When I read the joke, it was not as funny as some of the others because it was a common joke. I'm fairly certain that I originally saw the joke in an actual Beatle Bailey comic in the Sunday paper, but before that, I had seen it at my grandmother's house on an old black-and-white episode of Candid Camera.
Years after this, I saw the same email going around in a different email chain: the heartwarming, feel-good religious emails. Apparently, someone had also received the same joke email that I received, thought it to be real, and published it in a blog as fact instead of funny. On February 10, 2012, the story was shared to the blog, "The Impossible God of a Young Soldier, which ended with the catchphrase from Matthew 19, "With God All Things Are Possible".
In William Branham's "Message" cult of personality, this phrase is part of the cult's loaded language, and the story continued to grow.
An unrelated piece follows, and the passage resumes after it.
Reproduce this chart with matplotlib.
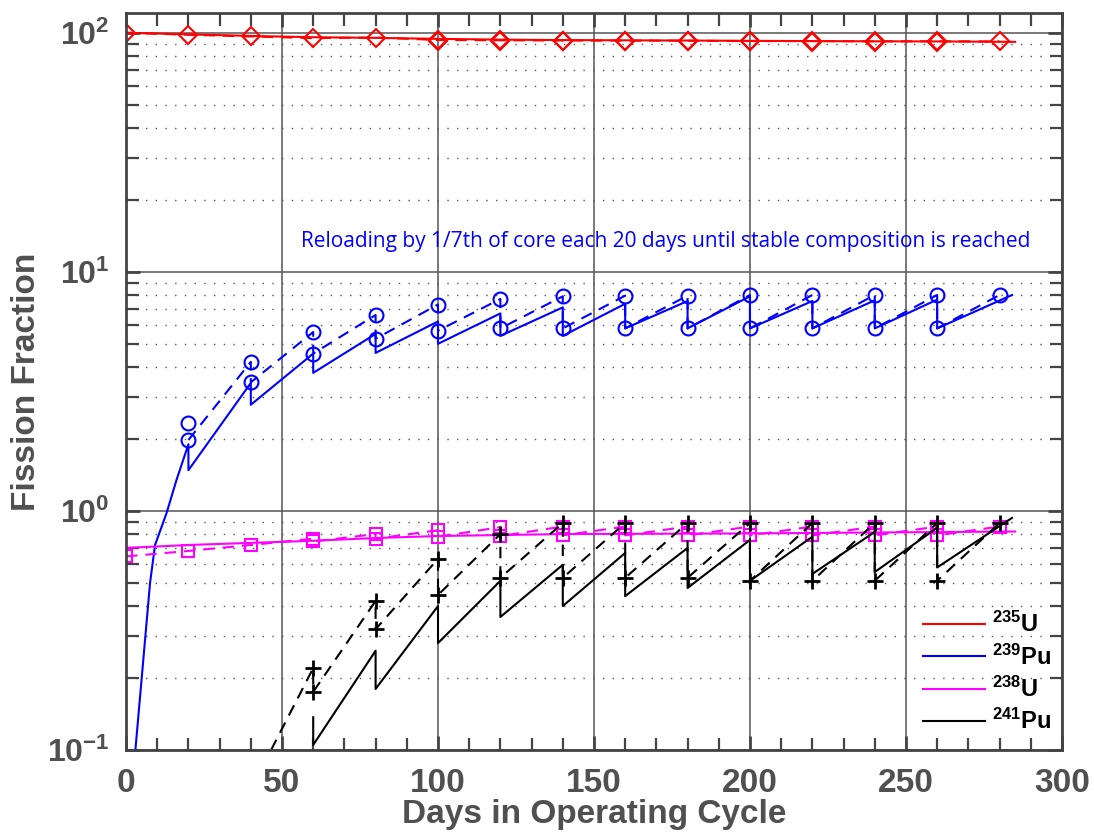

Someone in the "Message" cult apparently read the same email, thought it to be a "Message" cult member, and the story quickly spread through the cult -- faster than any email chain could have spread it.
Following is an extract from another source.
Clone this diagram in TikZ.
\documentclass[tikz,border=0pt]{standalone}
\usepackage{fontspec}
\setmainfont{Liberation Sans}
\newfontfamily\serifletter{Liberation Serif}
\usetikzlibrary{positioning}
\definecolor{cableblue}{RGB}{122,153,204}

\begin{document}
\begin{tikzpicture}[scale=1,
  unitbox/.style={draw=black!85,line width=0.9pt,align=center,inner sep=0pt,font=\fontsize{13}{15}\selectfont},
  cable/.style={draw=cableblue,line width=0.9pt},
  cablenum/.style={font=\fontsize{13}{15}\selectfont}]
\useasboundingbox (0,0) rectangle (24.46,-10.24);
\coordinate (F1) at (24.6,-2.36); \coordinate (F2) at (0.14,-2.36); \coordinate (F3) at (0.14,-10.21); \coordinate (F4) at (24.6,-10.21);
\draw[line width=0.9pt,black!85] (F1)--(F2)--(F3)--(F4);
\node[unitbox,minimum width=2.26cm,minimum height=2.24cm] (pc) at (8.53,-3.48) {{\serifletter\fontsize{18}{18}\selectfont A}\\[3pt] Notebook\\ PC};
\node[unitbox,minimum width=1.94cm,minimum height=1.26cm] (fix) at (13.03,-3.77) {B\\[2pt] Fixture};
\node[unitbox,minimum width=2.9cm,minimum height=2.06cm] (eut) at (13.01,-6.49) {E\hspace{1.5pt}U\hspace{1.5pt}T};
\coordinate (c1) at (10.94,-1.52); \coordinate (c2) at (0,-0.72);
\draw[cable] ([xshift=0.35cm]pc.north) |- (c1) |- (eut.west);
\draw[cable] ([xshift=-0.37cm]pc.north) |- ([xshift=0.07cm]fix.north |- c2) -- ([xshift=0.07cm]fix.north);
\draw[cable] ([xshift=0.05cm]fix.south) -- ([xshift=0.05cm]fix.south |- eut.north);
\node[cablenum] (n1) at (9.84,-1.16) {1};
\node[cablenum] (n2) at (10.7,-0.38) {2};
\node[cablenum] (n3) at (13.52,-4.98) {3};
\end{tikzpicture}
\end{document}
By that time, I was no longer a member of the cult but was still part of some of the cult's email chains before members knew that they were supposed to shun me. Someone began claiming that William Branham's sons were telling this same story, claiming that it was a "Message" cult member that they knew. At this point in time, I actually didn't believe it, because I knew the history of this tall tale. It wasn't until someone shared a video with me of Billy Paul Branham speaking at the Still Waters Children's Indoctrination Camp that I realized there was some truth to their story. Billy Paul Branham was more than subtly suggesting that it was, indeed, a cult member who had this "Beatle Bailey experience", and suggested that the "Message" had the power to create sorcerers who could move trucks with their minds. (Or, as the cult phrases it, by faith).